The sale and registration of vehicles which are not compliant with BS-IV emission norms will not be allowed from April 1 across the country.
The apex court observed that the "health of the people is far far more important than the commercial interest of automobile manufactures".
The BS-IV emission norms will come into force from April 1, 2017.
Earlier on Tuesday, the apex court had reserved its verdict for Wednesday on pleas seeking ban on sale and registration of BS-III compliant vehicles after April 1 when BS-IV emission norms will come into force.
Senior advocate A M Singhvi, appearing for Society of Indian Automobile Manufacturers (SIAM), had told the bench that it needs around a year's time to dispose of the inventory of BS-III vehicles and bulk of the stock can be sold in seven-eight months.
He had said that phasing out of the vehicles should be done gradually as since 2010 till March 2017, 41 automobile firms have manufactured 13 crore BS-III vehicles and their stock at present is 8.24 lakh.

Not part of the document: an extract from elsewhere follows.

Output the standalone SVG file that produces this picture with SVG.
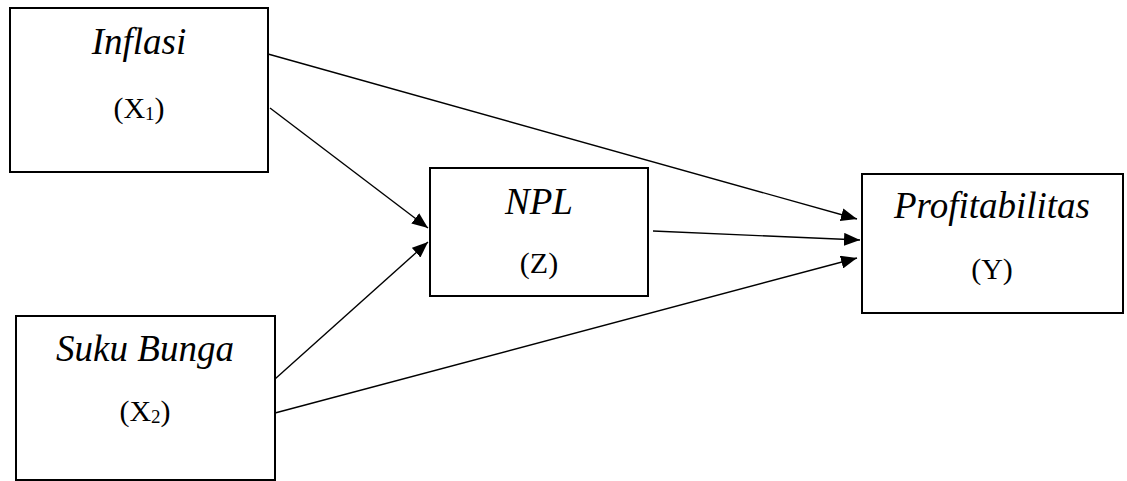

"The process should be a gradual one," Singhvi had said.
He said that the plea to stop registration of vehicles after April 1, 2017 is like an ambush on the industry which is the second biggest job generator in the country and has the highest industry tax rate.
The bench then observed that the automobile companies knew about the BS-IV notification in 2014 and when people were aware in 2010 that it was coming up, then the firms should have scaled down the production of BS-III vehicles.
Senior advocate K K Venugopal, appearing for auto major Hero MotoCorp, said that the company has unsold inventory of 3.28 lakh BS-III compliant two-wheelers and could loose over Rs 1500 crore due to the impending ban.
Senior lawyer Shyam Diwan, representing Bajaj Auto which supported the plea to ban registration of BS-III vehicles after April 1, said that the
ban on manufacture also meant ban on sale/registration of such vehicles and no extension should be given.
The Environment Pollution Control Authority (EPCA), which had sought ban on registration of such vehicles after April 1, said that the automobile firms were having the latest technology for a long time and these should have scaled down the production of BS-III vehicles.
The automobile firms had told the Supreme Court yesterday that it was not possible for them to convert the existing stock of BS-III compliant two and four-wheelers to Bharat Stage-IV emission norms.
Solicitor General Ranjit Kumar, appearing for the Centre, had told the court that fuel for BS-IV vehicle is "much cleaner" and the oil refineries had spent around Rs 30,000 crore since 2010 to produce it.
He had said that a BS-III vehicle can run on BS-IV fuel and it is not that BS-III vehicles will become redundant because these will run on BS-IV fuel.
The Supreme Court had earlier asked the automobile companies not to frustrate the Centre's initiative to check increasing levels of pollution by selling BS-III vehicles which are being hold in stock.
It had indicated that it will either ban registration of such vehicles or impose costs to compensate for the health hazards created by pollution.
It had said that three options were available before it.
These were either to ban registration of BS-III vehicles or allow their registration but ban plying of such vehicles in major cities or ask the companies to pay costs for creating health hazards and reimburse the Centre which spent enormous money in upgrading the fuel standard.